* Start GIVEN MATERIAL *

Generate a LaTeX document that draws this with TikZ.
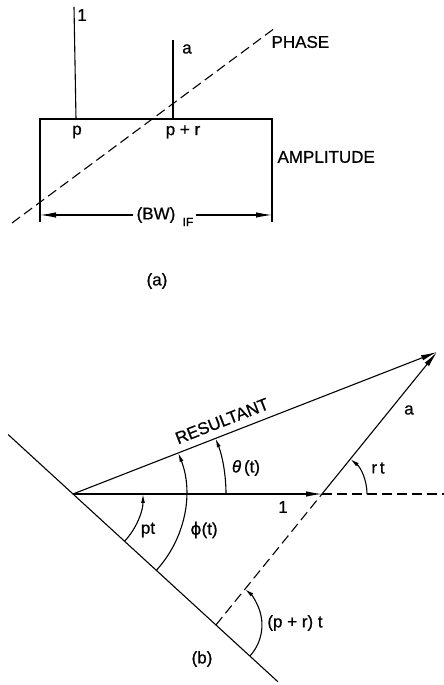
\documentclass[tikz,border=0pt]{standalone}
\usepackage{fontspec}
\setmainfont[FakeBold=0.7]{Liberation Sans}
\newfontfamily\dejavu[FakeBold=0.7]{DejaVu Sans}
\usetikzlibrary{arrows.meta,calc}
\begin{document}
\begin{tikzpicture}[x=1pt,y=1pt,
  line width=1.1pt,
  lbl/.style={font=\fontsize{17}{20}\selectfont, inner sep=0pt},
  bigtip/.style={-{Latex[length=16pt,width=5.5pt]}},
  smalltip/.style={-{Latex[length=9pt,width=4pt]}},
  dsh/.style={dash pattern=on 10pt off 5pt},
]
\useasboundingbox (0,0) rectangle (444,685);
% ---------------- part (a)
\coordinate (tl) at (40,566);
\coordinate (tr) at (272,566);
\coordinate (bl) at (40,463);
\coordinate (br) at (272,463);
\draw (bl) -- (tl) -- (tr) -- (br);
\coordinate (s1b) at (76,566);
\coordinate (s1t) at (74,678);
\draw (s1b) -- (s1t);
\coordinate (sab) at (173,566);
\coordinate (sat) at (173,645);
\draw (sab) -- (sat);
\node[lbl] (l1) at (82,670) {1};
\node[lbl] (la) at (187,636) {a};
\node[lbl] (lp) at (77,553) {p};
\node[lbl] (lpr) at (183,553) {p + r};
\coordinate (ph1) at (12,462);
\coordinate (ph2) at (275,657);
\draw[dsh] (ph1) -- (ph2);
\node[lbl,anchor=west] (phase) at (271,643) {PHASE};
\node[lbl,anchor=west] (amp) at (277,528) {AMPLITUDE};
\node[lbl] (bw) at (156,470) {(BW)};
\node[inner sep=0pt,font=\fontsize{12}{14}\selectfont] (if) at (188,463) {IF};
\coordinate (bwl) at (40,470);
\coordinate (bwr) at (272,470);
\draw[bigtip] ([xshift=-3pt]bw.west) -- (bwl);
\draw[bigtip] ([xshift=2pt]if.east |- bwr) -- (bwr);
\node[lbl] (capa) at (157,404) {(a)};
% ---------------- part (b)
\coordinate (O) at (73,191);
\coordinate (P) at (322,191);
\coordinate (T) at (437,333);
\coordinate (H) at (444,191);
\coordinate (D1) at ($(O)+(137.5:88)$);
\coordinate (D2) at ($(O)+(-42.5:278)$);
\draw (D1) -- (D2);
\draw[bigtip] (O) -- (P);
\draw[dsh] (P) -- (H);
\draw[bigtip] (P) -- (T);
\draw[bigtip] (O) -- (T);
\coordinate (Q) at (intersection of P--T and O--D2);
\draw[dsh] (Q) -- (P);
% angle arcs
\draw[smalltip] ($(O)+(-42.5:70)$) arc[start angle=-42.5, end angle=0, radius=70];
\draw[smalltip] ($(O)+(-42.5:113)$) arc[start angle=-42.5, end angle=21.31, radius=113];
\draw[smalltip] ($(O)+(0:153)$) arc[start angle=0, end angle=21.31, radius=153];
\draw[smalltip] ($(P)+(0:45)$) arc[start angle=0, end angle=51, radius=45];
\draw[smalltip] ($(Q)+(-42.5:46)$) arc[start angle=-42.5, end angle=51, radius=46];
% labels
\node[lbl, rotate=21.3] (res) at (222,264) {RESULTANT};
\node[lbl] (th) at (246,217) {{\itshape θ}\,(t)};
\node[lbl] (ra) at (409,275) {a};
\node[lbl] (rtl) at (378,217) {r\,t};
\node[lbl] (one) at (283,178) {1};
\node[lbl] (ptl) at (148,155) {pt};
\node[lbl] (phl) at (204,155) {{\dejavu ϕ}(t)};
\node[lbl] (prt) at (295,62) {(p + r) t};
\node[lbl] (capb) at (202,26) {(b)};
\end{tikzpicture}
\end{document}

* End GIVEN MATERIAL *

-- PROBLEM TO SOLVE --
Reproduce every line precisely as given, omitting all pictures.

-- THE SOLUTION --
Generate a LaTeX document that draws this with TikZ.
\documentclass[tikz,border=0pt]{standalone}
\usepackage{fontspec}
\setmainfont[FakeBold=0.7]{Liberation Sans}
\newfontfamily\dejavu[FakeBold=0.7]{DejaVu Sans}
\usetikzlibrary{arrows.meta,calc}
\begin{document}
\begin{tikzpicture}[x=1pt,y=1pt,
  line width=1.1pt,
  lbl/.style={font=\fontsize{17}{20}\selectfont, inner sep=0pt},
  bigtip/.style={-{Latex[length=16pt,width=5.5pt]}},
  smalltip/.style={-{Latex[length=9pt,width=4pt]}},
  dsh/.style={dash pattern=on 10pt off 5pt},
]
\useasboundingbox (0,0) rectangle (444,685);
% ---------------- part (a)
\coordinate (tl) at (40,566);
\coordinate (tr) at (272,566);
\coordinate (bl) at (40,463);
\coordinate (br) at (272,463);
\draw (bl) -- (tl) -- (tr) -- (br);
\coordinate (s1b) at (76,566);
\coordinate (s1t) at (74,678);
\draw (s1b) -- (s1t);
\coordinate (sab) at (173,566);
\coordinate (sat) at (173,645);
\draw (sab) -- (sat);
\node[lbl] (l1) at (82,670) {1};
\node[lbl] (la) at (187,636) {a};
\node[lbl] (lp) at (77,553) {p};
\node[lbl] (lpr) at (183,553) {p + r};
\coordinate (ph1) at (12,462);
\coordinate (ph2) at (275,657);
\draw[dsh] (ph1) -- (ph2);
\node[lbl,anchor=west] (phase) at (271,643) {PHASE};
\node[lbl,anchor=west] (amp) at (277,528) {AMPLITUDE};
\node[lbl] (bw) at (156,470) {(BW)};
\node[inner sep=0pt,font=\fontsize{12}{14}\selectfont] (if) at (188,463) {IF};
\coordinate (bwl) at (40,470);
\coordinate (bwr) at (272,470);
\draw[bigtip] ([xshift=-3pt]bw.west) -- (bwl);
\draw[bigtip] ([xshift=2pt]if.east |- bwr) -- (bwr);
\node[lbl] (capa) at (157,404) {(a)};
% ---------------- part (b)
\coordinate (O) at (73,191);
\coordinate (P) at (322,191);
\coordinate (T) at (437,333);
\coordinate (H) at (444,191);
\coordinate (D1) at ($(O)+(137.5:88)$);
\coordinate (D2) at ($(O)+(-42.5:278)$);
\draw (D1) -- (D2);
\draw[bigtip] (O) -- (P);
\draw[dsh] (P) -- (H);
\draw[bigtip] (P) -- (T);
\draw[bigtip] (O) -- (T);
\coordinate (Q) at (intersection of P--T and O--D2);
\draw[dsh] (Q) -- (P);
% angle arcs
\draw[smalltip] ($(O)+(-42.5:70)$) arc[start angle=-42.5, end angle=0, radius=70];
\draw[smalltip] ($(O)+(-42.5:113)$) arc[start angle=-42.5, end angle=21.31, radius=113];
\draw[smalltip] ($(O)+(0:153)$) arc[start angle=0, end angle=21.31, radius=153];
\draw[smalltip] ($(P)+(0:45)$) arc[start angle=0, end angle=51, radius=45];
\draw[smalltip] ($(Q)+(-42.5:46)$) arc[start angle=-42.5, end angle=51, radius=46];
% labels
\node[lbl, rotate=21.3] (res) at (222,264) {RESULTANT};
\node[lbl] (th) at (246,217) {{\itshape θ}\,(t)};
\node[lbl] (ra) at (409,275) {a};
\node[lbl] (rtl) at (378,217) {r\,t};
\node[lbl] (one) at (283,178) {1};
\node[lbl] (ptl) at (148,155) {pt};
\node[lbl] (phl) at (204,155) {{\dejavu ϕ}(t)};
\node[lbl] (prt) at (295,62) {(p + r) t};
\node[lbl] (capb) at (202,26) {(b)};
\end{tikzpicture}
\end{document}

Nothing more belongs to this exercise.